[Lines of data]

========

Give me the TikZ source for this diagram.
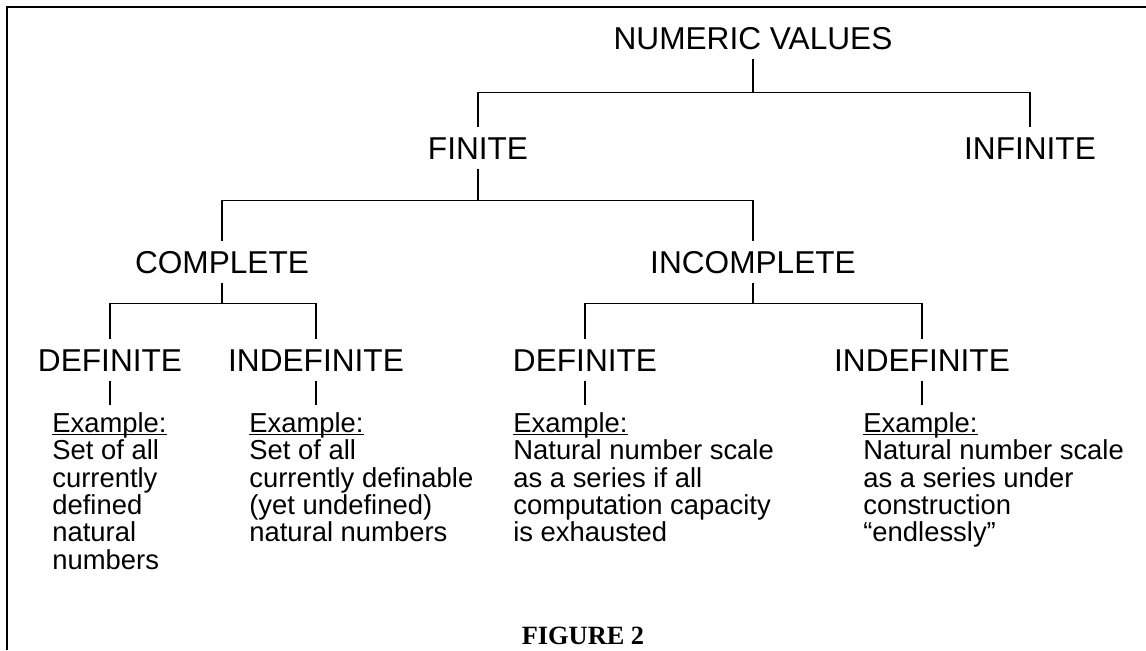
\documentclass[tikz,border=0pt]{standalone}
\usepackage{fontspec}
\setmainfont{Liberation Sans}
\newfontfamily\figfont{Liberation Serif}
\usepackage{tikz}
\usetikzlibrary{positioning}
\tikzstyle{head_style} = [font=\fontsize{18}{20}\selectfont, text height=13pt, text depth=0pt, inner xsep=2pt, inner ysep=5pt]
\tikzstyle{example_style} = [font=\fontsize{15.6}{15.6}\selectfont, align=left, anchor=north west, inner xsep=0pt, inner ysep=4pt]
\tikzstyle{line_style} = [line width=0.8pt]
\newcommand{\exhead}{\underline{\raisebox{0pt}[\height][0pt]{Example:}}}

\begin{document}
\begin{tikzpicture}[x=0.02cm, y=0.02cm]
	\useasboundingbox (0,0) rectangle (1146,-650);
	\draw[line width=1.2pt] (1146,-7) -- (7,-7) -- (7,-650);

	  % first row
	  \node[head_style] (numeric) at (753,-38) {NUMERIC VALUES};
	  \node[head_style] (finite) at (478,-148) {FINITE};
	  \node[head_style] (infinite) at (1030,-148) {INFINITE};
	  \draw[line_style] (numeric.south) -- ++(0,-34) coordinate (bar0) -| (finite.north);
	  \draw[line_style] (bar0) -| (infinite.north);

	  % second row
	  \node[head_style] (complete) at (222,-262) {COMPLETE};
	  \node[head_style] (incomplete) at (753,-262) {INCOMPLETE};
	  \draw[line_style] (finite.south) -- ++(0,-32) coordinate (bar1) -| (complete.north);
	  \draw[line_style] (bar1) -| (incomplete.north);

	  % third row
	  \node[head_style] (def1) at (110,-360) {DEFINITE};
	  \node[head_style] (indef1) at (316,-360) {INDEFINITE};
	  \node[head_style] (def2) at (585,-360) {DEFINITE};
	  \node[head_style] (indef2) at (922,-360) {INDEFINITE};
	  \draw[line_style] (complete.south) -- ++(0,-21) coordinate (bar2) -| (def1.north);
	  \draw[line_style] (bar2) -| (indef1.north);
	  \draw[line_style] (incomplete.south) -- ++(0,-21) coordinate (bar3) -| (def2.north);
	  \draw[line_style] (bar3) -| (indef2.north);

	  % examples
	  \node[example_style] (ex1) at (52,-405) {\exhead\\Set of all\\currently\\defined\\natural\\numbers};
	  \node[example_style] (ex2) at (249,-405) {\exhead\\Set of all\\currently definable\\(yet undefined)\\natural numbers};
	  \node[example_style] (ex3) at (513,-405) {\exhead\\Natural number scale\\as a series if all\\computation capacity\\is exhausted};
	  \node[example_style] (ex4) at (863,-405) {\exhead\\Natural number scale\\as a series under\\construction\\“endlessly”};
	  \draw[line_style] (def1.south) -- (def1.south |- ex1.north);
	  \draw[line_style] (indef1.south) -- (indef1.south |- ex2.north);
	  \draw[line_style] (def2.south) -- (def2.south |- ex3.north);
	  \draw[line_style] (indef2.south) -- (indef2.south |- ex4.north);

	  \node[font=\figfont\bfseries\fontsize{15}{18}\selectfont] (caption) at (583,-636) {FIGURE 2};

\end{tikzpicture}
\end{document}
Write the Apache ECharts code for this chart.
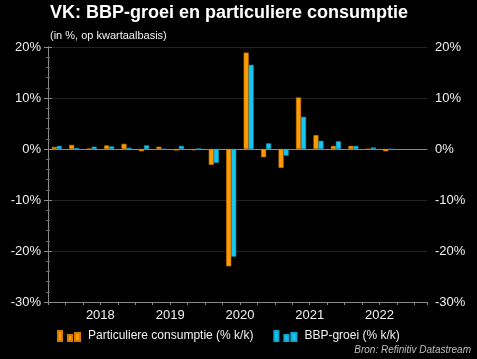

========

EXERCISE DETAILS: The lines from the start of the data through the line that contains "(7,-7) -- (7,-650);" are to be returned exactly, please, with both ends included and every picture left out.

OUTPUT FOR THIS EXERCISE:
Give me the TikZ source for this diagram.
\documentclass[tikz,border=0pt]{standalone}
\usepackage{fontspec}
\setmainfont{Liberation Sans}
\newfontfamily\figfont{Liberation Serif}
\usepackage{tikz}
\usetikzlibrary{positioning}
\tikzstyle{head_style} = [font=\fontsize{18}{20}\selectfont, text height=13pt, text depth=0pt, inner xsep=2pt, inner ysep=5pt]
\tikzstyle{example_style} = [font=\fontsize{15.6}{15.6}\selectfont, align=left, anchor=north west, inner xsep=0pt, inner ysep=4pt]
\tikzstyle{line_style} = [line width=0.8pt]
\newcommand{\exhead}{\underline{\raisebox{0pt}[\height][0pt]{Example:}}}

\begin{document}
\begin{tikzpicture}[x=0.02cm, y=0.02cm]
	\useasboundingbox (0,0) rectangle (1146,-650);
	\draw[line width=1.2pt] (1146,-7) -- (7,-7) -- (7,-650);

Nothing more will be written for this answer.